--- Begin ---

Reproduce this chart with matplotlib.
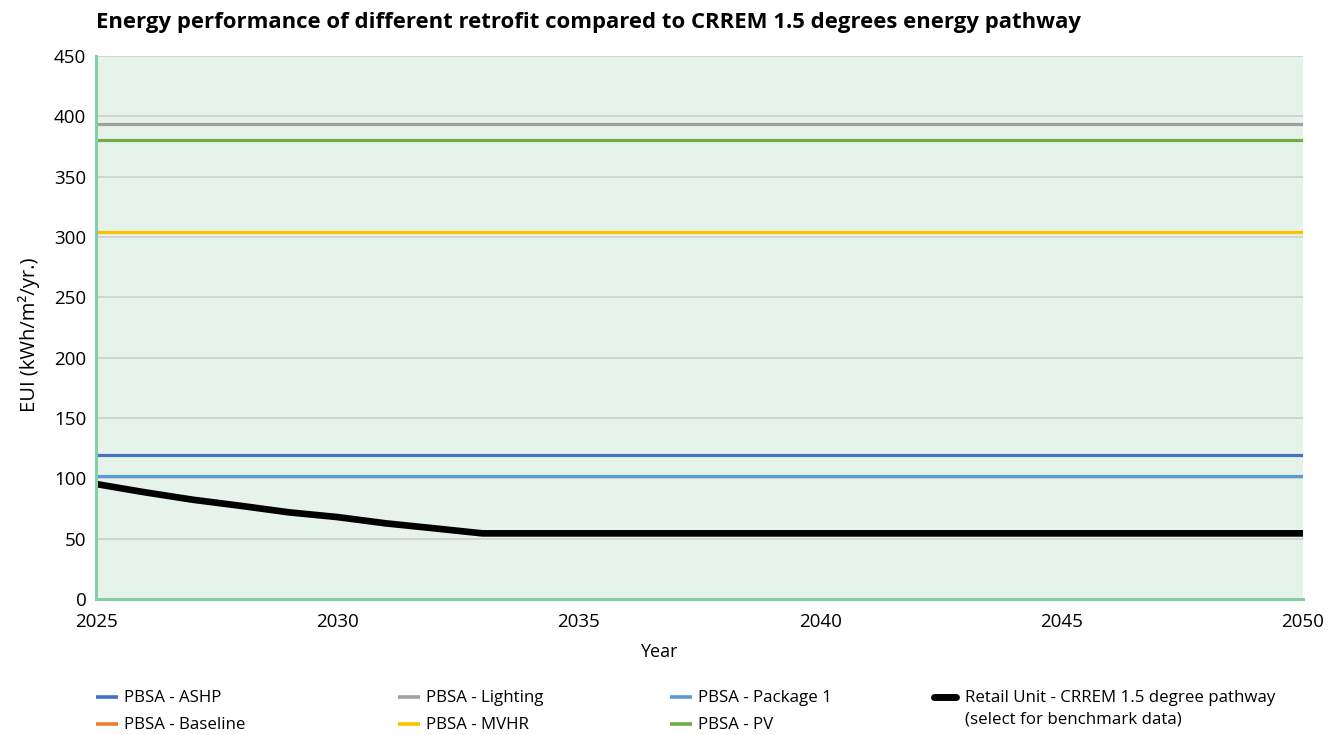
import matplotlib
matplotlib.use("Agg")
import matplotlib.pyplot as plt
from matplotlib.lines import Line2D

plt.rcParams['font.family'] = ['Open Sans', 'DejaVu Sans']

# Data
years = list(range(2025, 2051))
ashp = [119.3] * len(years)
baseline = [520.0] * len(years)
lighting = [393.6] * len(years)
mvhr = [303.9] * len(years)
package1 = [101.9] * len(years)
pv = [380.4] * len(years)
crrem = [95.3, 88.5, 82.3, 77.2, 71.8, 67.9, 62.7, 58.6, 54.4,
         54.4, 54.4, 54.4, 54.4, 54.4, 54.4, 54.4, 54.4, 54.4,
         54.4, 54.4, 54.4, 54.4, 54.4, 54.4, 54.4, 54.4]

series_names = ["PBSA - ASHP", "PBSA - Baseline", "PBSA - Lighting", "PBSA - MVHR",
                "PBSA - Package 1", "PBSA - PV",
                "Retail Unit - CRREM 1.5 degree pathway\n(select for benchmark data)"]
series_values = [ashp, baseline, lighting, mvhr, package1, pv, crrem]
series_colors = ["#4472c4", "#ed7d31", "#a0a0a0", "#ffc000", "#5b9bd5", "#70ad47", "#000000"]
series_widths = [2.3, 2.3, 2.3, 2.3, 2.3, 2.3, 4.8]

y_ticks = list(range(0, 451, 50))
x_ticks = list(range(2025, 2051, 5))

W, H = 1331, 735
fig = plt.figure(figsize=(W / 100, H / 100), dpi=100)
ax = fig.add_axes([96 / W, 1 - 599 / H, 1207 / W, 543 / H])
ax.set_facecolor("#e6f3ea")

for name, vals, col, lw in zip(series_names, series_values, series_colors, series_widths):
    ax.plot(years, vals, color=col, lw=lw, label=name,
            solid_capstyle="butt", zorder=3 if col != "#000000" else 4)

ax.set_xlim(2025, 2050)
ax.set_ylim(0, 450)
ax.set_yticks(y_ticks)
ax.set_xticks(x_ticks)
ax.tick_params(axis="both", length=0, labelsize=13.5, colors="#000000")
ax.tick_params(axis="x", pad=10)
ax.tick_params(axis="y", pad=7)
ax.grid(axis="y", color="#cfd3d1", lw=1.3, zorder=1)
ax.set_axisbelow(True)

for s in ["top", "right"]:
    ax.spines[s].set_visible(False)
for s in ["left", "bottom"]:
    ax.spines[s].set_color("#86cca5")
    ax.spines[s].set_linewidth(2.2)
    ax.spines[s].set_zorder(5)

ax.set_xlabel("Year", fontsize=13)
ax.xaxis.set_label_coords((659 - 96) / 1207, -(652 - 599) / 543)
ax.xaxis.label.set_va("center")
ax.set_ylabel("EUI (kWh/m\u00b2/yr.)", fontsize=14.5)
ax.yaxis.set_label_coords(-(96 - 29) / 1207, (599 - 335) / 543)
ax.yaxis.label.set_va("center")

fig.text(96 / W, 1 - 28 / H,
         "Energy performance of different retrofit compared to CRREM 1.5 degrees energy pathway",
         fontsize=15.9, fontweight="bold", ha="left", va="baseline")

# Legend: four columns laid out under the axes
col_x = [96, 96, 398, 398, 670, 670, 934]
row_y = [697, 724, 697, 724, 697, 724, 697]
for name, col, x0, y0 in zip(series_names, series_colors, col_x, row_y):
    is_black = col == "#000000"
    hl = 22
    fig.add_artist(Line2D([(x0) / W, (x0 + hl) / W], [1 - y0 / H, 1 - y0 / H],
                          color=col, lw=5.0 if is_black else 2.6,
                          solid_capstyle="round" if is_black else "butt",
                          transform=fig.transFigure))
    tx = x0 + hl + (9 if is_black else 6)
    fig.text(tx / W, 1 - (y0 - 7) / H, name, fontsize=12.2, ha="left", va="top",
             linespacing=1.45)

fig.savefig("out.png", dpi=100)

--- End ---

- Set task: Copy the material exactly. Do not include the pictures.

- Result below:
Reproduce this chart with matplotlib.
import matplotlib
matplotlib.use("Agg")
import matplotlib.pyplot as plt
from matplotlib.lines import Line2D

plt.rcParams['font.family'] = ['Open Sans', 'DejaVu Sans']

# Data
years = list(range(2025, 2051))
ashp = [119.3] * len(years)
baseline = [520.0] * len(years)
lighting = [393.6] * len(years)
mvhr = [303.9] * len(years)
package1 = [101.9] * len(years)
pv = [380.4] * len(years)
crrem = [95.3, 88.5, 82.3, 77.2, 71.8, 67.9, 62.7, 58.6, 54.4,
         54.4, 54.4, 54.4, 54.4, 54.4, 54.4, 54.4, 54.4, 54.4,
         54.4, 54.4, 54.4, 54.4, 54.4, 54.4, 54.4, 54.4]

series_names = ["PBSA - ASHP", "PBSA - Baseline", "PBSA - Lighting", "PBSA - MVHR",
                "PBSA - Package 1", "PBSA - PV",
                "Retail Unit - CRREM 1.5 degree pathway\n(select for benchmark data)"]
series_values = [ashp, baseline, lighting, mvhr, package1, pv, crrem]
series_colors = ["#4472c4", "#ed7d31", "#a0a0a0", "#ffc000", "#5b9bd5", "#70ad47", "#000000"]
series_widths = [2.3, 2.3, 2.3, 2.3, 2.3, 2.3, 4.8]

y_ticks = list(range(0, 451, 50))
x_ticks = list(range(2025, 2051, 5))

W, H = 1331, 735
fig = plt.figure(figsize=(W / 100, H / 100), dpi=100)
ax = fig.add_axes([96 / W, 1 - 599 / H, 1207 / W, 543 / H])
ax.set_facecolor("#e6f3ea")

for name, vals, col, lw in zip(series_names, series_values, series_colors, series_widths):
    ax.plot(years, vals, color=col, lw=lw, label=name,
            solid_capstyle="butt", zorder=3 if col != "#000000" else 4)

ax.set_xlim(2025, 2050)
ax.set_ylim(0, 450)
ax.set_yticks(y_ticks)
ax.set_xticks(x_ticks)
ax.tick_params(axis="both", length=0, labelsize=13.5, colors="#000000")
ax.tick_params(axis="x", pad=10)
ax.tick_params(axis="y", pad=7)
ax.grid(axis="y", color="#cfd3d1", lw=1.3, zorder=1)
ax.set_axisbelow(True)

for s in ["top", "right"]:
    ax.spines[s].set_visible(False)
for s in ["left", "bottom"]:
    ax.spines[s].set_color("#86cca5")
    ax.spines[s].set_linewidth(2.2)
    ax.spines[s].set_zorder(5)

ax.set_xlabel("Year", fontsize=13)
ax.xaxis.set_label_coords((659 - 96) / 1207, -(652 - 599) / 543)
ax.xaxis.label.set_va("center")
ax.set_ylabel("EUI (kWh/m\u00b2/yr.)", fontsize=14.5)
ax.yaxis.set_label_coords(-(96 - 29) / 1207, (599 - 335) / 543)
ax.yaxis.label.set_va("center")

fig.text(96 / W, 1 - 28 / H,
         "Energy performance of different retrofit compared to CRREM 1.5 degrees energy pathway",
         fontsize=15.9, fontweight="bold", ha="left", va="baseline")

# Legend: four columns laid out under the axes
col_x = [96, 96, 398, 398, 670, 670, 934]
row_y = [697, 724, 697, 724, 697, 724, 697]
for name, col, x0, y0 in zip(series_names, series_colors, col_x, row_y):
    is_black = col == "#000000"
    hl = 22
    fig.add_artist(Line2D([(x0) / W, (x0 + hl) / W], [1 - y0 / H, 1 - y0 / H],
                          color=col, lw=5.0 if is_black else 2.6,
                          solid_capstyle="round" if is_black else "butt",
                          transform=fig.transFigure))
    tx = x0 + hl + (9 if is_black else 6)
    fig.text(tx / W, 1 - (y0 - 7) / H, name, fontsize=12.2, ha="left", va="top",
             linespacing=1.45)

fig.savefig("out.png", dpi=100)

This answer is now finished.